I know you guys are working on a design using the 74 series chips. As I see it the biggest obstacle to getting a published PCB is quantity. You can make a prototype PCB fairly cheaply if you accept thicker PCBs. I don't suggest that if you have respect for your 72 pin connector. I've created my own 72 pin connector that has no issue with them. Depending on the design it's possible 60 pin connectors might not be an issue.

Quantity is key for PCB cost and using something like the specialized 74 series design or flag rom is basically only good for that mapper. That's one of the biggest reasons I push for CPLD's, they are EXTREMEMLY versatile. With a well designed PCB you could support NROM through MMC3+ on the SAME PCB. This is my goal with my MMC3 reproboards, to not have limited mappers. Now to make this mapper with my boards it would require a CPLD, but it'd only be $1.20. Yes it might be $1 or more than a single discrete chip that's design is yet to be proven. BUT if 100's of these PCBs are purchased vice a couple dozen, the CPLD effectively becomes FREE.

I now I hadn't planned to include PRG A11 or A12 as possible mapper inputs because generally no mapper would make use of them. This design would be the exception. If else contributes to a test rom, and emu support (even better yet: a game) I'd consider this mapper serious enough to support on my PCB's. I've been trying to think what to name them for awhile. Call it vain if you'd like but this morning INLROM came to mind.

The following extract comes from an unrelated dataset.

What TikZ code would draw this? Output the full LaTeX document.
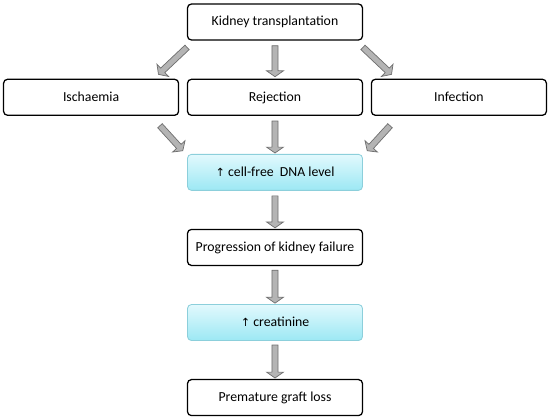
\documentclass[tikz,border=0pt]{standalone}
\usepackage{fontspec}
\setmainfont{Carlito}
\newfontfamily\symfont{DejaVu Sans}
\usetikzlibrary{arrows.meta,positioning,calc,shapes.arrows}
\definecolor{dnaTop}{HTML}{E2F9FD}
\definecolor{dnaBottom}{HTML}{9CE8F4}
\definecolor{dnaLine}{HTML}{8CCFDB}
\definecolor{arrowFill}{HTML}{B4B4B4}
\definecolor{arrowLine}{HTML}{6E6E6E}

% block arrow between two named coordinates
\newcommand{\graftarrow}[2]{%
  \path let \p1=($(#2)-(#1)$), \n1={atan2(\y1,\x1)}, \n2={veclen(\x1,\y1)} in
    node[flowarrow, rotate=\n1, minimum height=\n2] at ($(#1)!0.5!(#2)$) {};}

\begin{document}
\begin{tikzpicture}[
    x=0.025cm, y=-0.025cm,
    node distance=0.95cm and 0.19cm,
    font=\fontsize{9.8}{11}\selectfont,
    stepbox/.style={rectangle,rounded corners=0.1cm,draw=black,line width=0.9pt,
        fill=white,minimum width=4.375cm,minimum height=0.9cm,inner sep=0pt,
        text height=1.6ex,text depth=0.45ex},
    markerbox/.style={stepbox,draw=dnaLine,line width=0.6pt,
        top color=dnaTop,bottom color=dnaBottom},
    flowarrow/.style={single arrow,draw=arrowLine,fill=arrowFill,line width=0.5pt,
        inner sep=0.04cm,single arrow head extend=0.085cm,single arrow tip angle=110,
        single arrow head indent=0pt,minimum width=0.42cm}
]
    \useasboundingbox (0,0) rectangle (550,416);

    \node[stepbox] (kt) at (275,22) {Kidney transplantation};
    \node[stepbox] (rej) [below=of kt] {Rejection};
    \node[stepbox] (isch) [left=of rej] {Ischaemia};
    \node[stepbox] (inf) [right=of rej] {Infection};
    \node[markerbox] (dna) [below=of rej] {{\symfont\footnotesize↑} cell-free\ \ DNA level};
    \node[stepbox] (prog) [below=of dna] {Progression of kidney failure};
    \node[markerbox] (crea) [below=of prog] {{\symfont\footnotesize↑} creatinine};
    \node[stepbox] (loss) [below=of crea] {Premature graft loss};

    % arrow ends
    \coordinate (a1) at ($(kt.south west)+(1,6)$);
    \coordinate (a2) at ($(isch.north east)+(-20,-5)$);
    \coordinate (a3) at ($(kt.south east)+(-1,6)$);
    \coordinate (a4) at ($(inf.north west)+(20,-5)$);
    \coordinate (b1) at ($(isch.south east)+(-20,9)$);
    \coordinate (b2) at ($(dna.north west)+(-5,-4)$);
    \coordinate (b3) at ($(inf.south west)+(20,9)$);
    \coordinate (b4) at ($(dna.north east)+(5,-4)$);

    \graftarrow{$(kt.south)+(0,4)$}{$(rej.north)+(0,-3)$}
    \graftarrow{a1}{a2}
    \graftarrow{a3}{a4}
    \graftarrow{$(rej.south)+(0,4)$}{$(dna.north)+(0,-2)$}
    \graftarrow{b1}{b2}
    \graftarrow{b3}{b4}
    \graftarrow{$(dna.south)+(0,4)$}{$(prog.north)+(0,-2)$}
    \graftarrow{$(prog.south)+(0,3)$}{$(crea.north)+(0,-2)$}
    \graftarrow{$(crea.south)+(0,3)$}{$(loss.north)+(0,-2)$}
\end{tikzpicture}
\end{document}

If you'd like to test something sooner vice later on actual hardware the first easy step is a devcart. If someone whats to write up a simple test rom I can create the mapper and run in on the NESDEV1. It would only take a few minutes with good mapper definitions. Maybe just a rom that verifies all of the new addresses are properly read from with no issue.

I don't mean to take over the design or anything, and I'd support where I could if someone else want to make the discrete or flag rom design. But my guess is there aren't too many other people willing to step up and invest the cash in a substantial number of PCBs to make this a reality. If my proposal offends anyone I'll quietly step down.

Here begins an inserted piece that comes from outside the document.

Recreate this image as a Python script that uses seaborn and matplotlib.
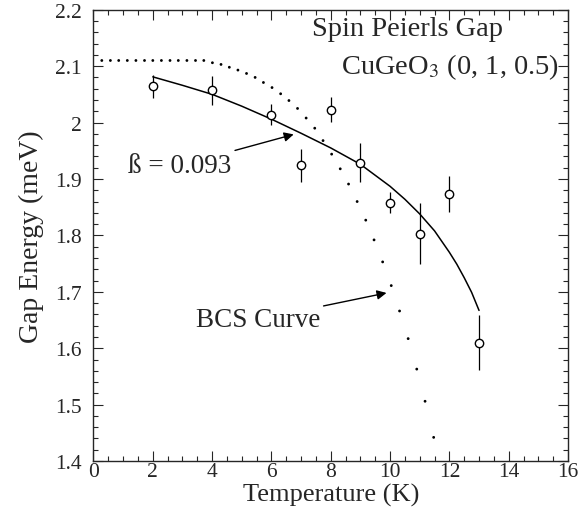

In regards to the file format, maybe it's just me but it makes more sense for the added address space to come AFTER NROM's $8000-FFFF. I know it's backwards to how things are actually set up, but when I think about designing the mapper and programming the NESDEV1 it makes more sense. I imagine address $0000 of the physical rom being $8000 of the NES and $8000 of the NES being $0000 of the rom which is the way it is currently. Also as you designed a game with this mapper you'd fill the begining of the file first with the traditional NROM filespace, and then spill over into added memory. I guess we'll have to see what makes sense to someone who'd right the emu support as well. Also the gaps would actually be filled with padding data vice just jumping to 'save' file space. Just denote the size as 64KB in the header as mapper 0.

The same PCB that is needed for this 'mapper' could be used for NROM with few jumpers. I'm pretty sure that there always will be way more NROM finished homebrew games than finished homebrew games that use any mappers (but vice versa for unfinished projects).

I honestly don't see any problem with PCBs prices. Don't know, maybe it is something region specific, and it is very expensive in US, but here in Russia hobbyists produce tons of DIY retro computers and devices with large PCBs, and it is affordable enough with quantifies of tens.

If there is an universal PCB for CPLD based mapper, this does not make discrete logic version obsolete, since you don't need a programmer to program 74xx chip, and you don't need someone to write mapper code for the CPLD as well. Both can co-exist, having many options is a good thing.

It's just that you need to invest a couple hundred dollars to get PCBs that are only a few dollars each. In the past not many people have been willing to invest the required money. Sadly most people willing to invest in PCBs are making repros and they generally choose the $2-4 solution for board, CIC, and case from donors. It's difficult to compete with prices of hacking carts... So far bunnyboy is the only one to keep something like this going with his retro boards.

Well, first things first. There is a lot of things to do before any PCB production, and making a PCB layout won't take too much time to worry that it will have low chances to be used.

So, making clear the ROM format. I think it should be like this (ROM offsets without the iNES header):
Because it is located in the chip that way, so it would be possible to simply cut off the iNES header and burn the binary into the chip.

So we have NROM extended to 3 pages, with the third mapped to $4000-$7FFF (first 2 KiB inaccessible). This can be identified with mapper=0 and PRG size=3. We might as well extend CNROM the same way, no? I'd make a test ROM for this, but how would I emulate it to test it?

I can whip up the mapper this evening and run your rom Tepples. You should be able to do the easy test of $6000-8000 if you denote SRAM in the header, most emus support. (can always test with yggi's pogo cats battery)

Do we want an even 64KB (4 pages) or odd 48KB (3 pages)?